Een klontje hydrogel in de vorm van een rode bloedcel is een ideale drager voor chemotherapie. Het komt overal behalve in de lever wanneer je de flexibiliteit goed instelt, zo claimen onderzoekers van de University of North Carolina in PNAS.

In principe kun je de nep-bloedcellen natuurlijk ook gebruiken als basis voor synthetisch bloed.

Timothy Merkel en Joseph DeSimone maakten de nepbloedcellen met behulp van een zelf ontwikkeld proces genaamd PRINT (Particle Replication In Nonwetting Templates). Daarbij gebruikten ze vier verschillende hydrogels, elk met een andere elasticiteit.

Die verschillende bloedcellen injecteerden ze in de bloedstroom van levende muizen, om te kijken wat er mee gebeurde. Om te beginnen volgden ze gedurende 2 uur de concentratie in het bloed. Resultaat: de meest elastische deeltjes bleven gemiddeld 30 keer langer in de circulatie dan de stijfste deeltjes.
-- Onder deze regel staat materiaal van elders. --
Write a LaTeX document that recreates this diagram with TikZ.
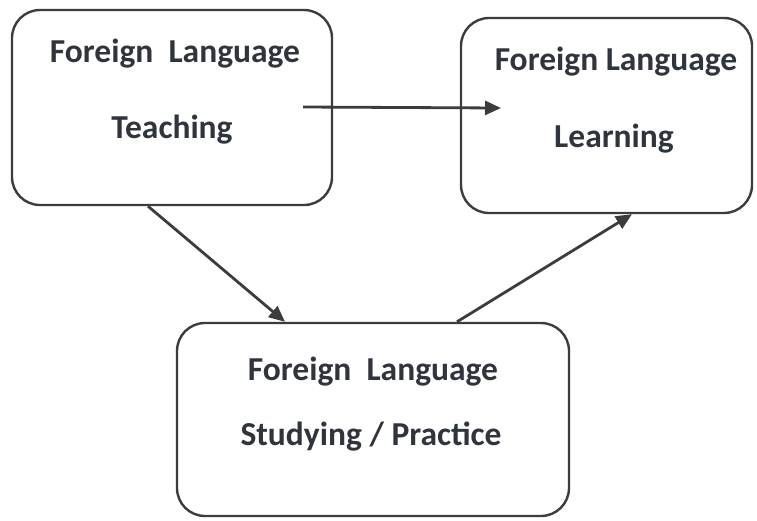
\documentclass[tikz,border=0pt]{standalone}
\usepackage{fontspec}
\setmainfont{Carlito}
\usetikzlibrary{arrows.meta}
\definecolor{ink}{HTML}{30353D}
\definecolor{edge}{HTML}{3C3C3C}
\tikzset{
  box/.style={draw=edge, line width=2.4pt, rounded corners=28pt, inner sep=0pt},
  lbl/.style={anchor=base, inner sep=0pt, text=ink, font=\fontsize{33.5}{38}\selectfont\bfseries},
  conn/.style={draw=edge, line width=2.8pt, -{Triangle[length=16pt,width=14pt,fill=edge]}}
}
\begin{document}
\begin{tikzpicture}[x=1pt,y=-1pt]
\useasboundingbox (0,0) rectangle (757,520);
% boxes
\node[box, minimum width=320pt, minimum height=195pt] (b1) at (172,107.5) {};
\node[box, minimum width=291pt, minimum height=195pt] (b2) at (606.5,115.5) {};
\node[box, minimum width=392pt, minimum height=193pt] (b3) at (373,419.5) {};
% texts
\node[lbl] (t1a) at (175,62) {Foreign\ \ Language};
\node[lbl] (t1b) at (172,138) {Teaching};
\node[lbl] (t2a) at (616,70) {Foreign Language};
\node[lbl] (t2b) at (614,147) {Learning};
\node[lbl] (t3a) at (373,380) {Foreign\ \ Language};
\node[lbl] (t3b) at (371,445) {Studying / Practice};
% connector ends
\coordinate (h1) at (303,107);
\coordinate (h2) at (501,108);
\coordinate (s1) at (b1.south -| 148,0);
\coordinate (e1) at (b3.north -| 285,0);
\coordinate (s2) at (b3.north -| 457,0);
\coordinate (e2) at (b2.south -| 632,0);
% connectors
\draw[conn] (h1) -- (h2);
\draw[conn] (s1) -- (e1);
\draw[conn] (s2) -- (e2);
\end{tikzpicture}
\end{document}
Dat is ook niet verbazend. Echte rode bloedcellen worden steeds stijver naarmate ze verouderen. Aangenomen wordt dat het natuurlijke verversingsmechanisme hier op is gebaseerd. Uiteindelijk worden de cellen té stijf en lopen vast in de milt, die ze verwijdert.

Vervolgens doodden de onderzoekers de muizen en keken in welke organen de kunstbloedcellen zich hadden opgehoopt. Dat leverde wél verrassingen op. De stijfste deeltjes bleken vooral vast te lopen in de haarvaatjes van de longen. Juist de soepele kwamen in de milt terecht. En heel opvallend was dat die soepele deeltjes zich nauwelijks ophoopten in de lever.

Een van de belangrijkste redenen dat veelbelovende geneesmiddelen uiteindelijk toch niet bij mensen kunnen worden gebruikt, is dat ze toxisch voor de lever blijken te zijn. Als het inderdaad zo is dat die medicijnen niet of nauwelijks in de lever terecht komen wanneer je ze in zo’n namaakbloedcel verpakt, dan verruimt dat de mogelijkheden voor geneesmiddeltoepassing uiteraard aanzienlijk.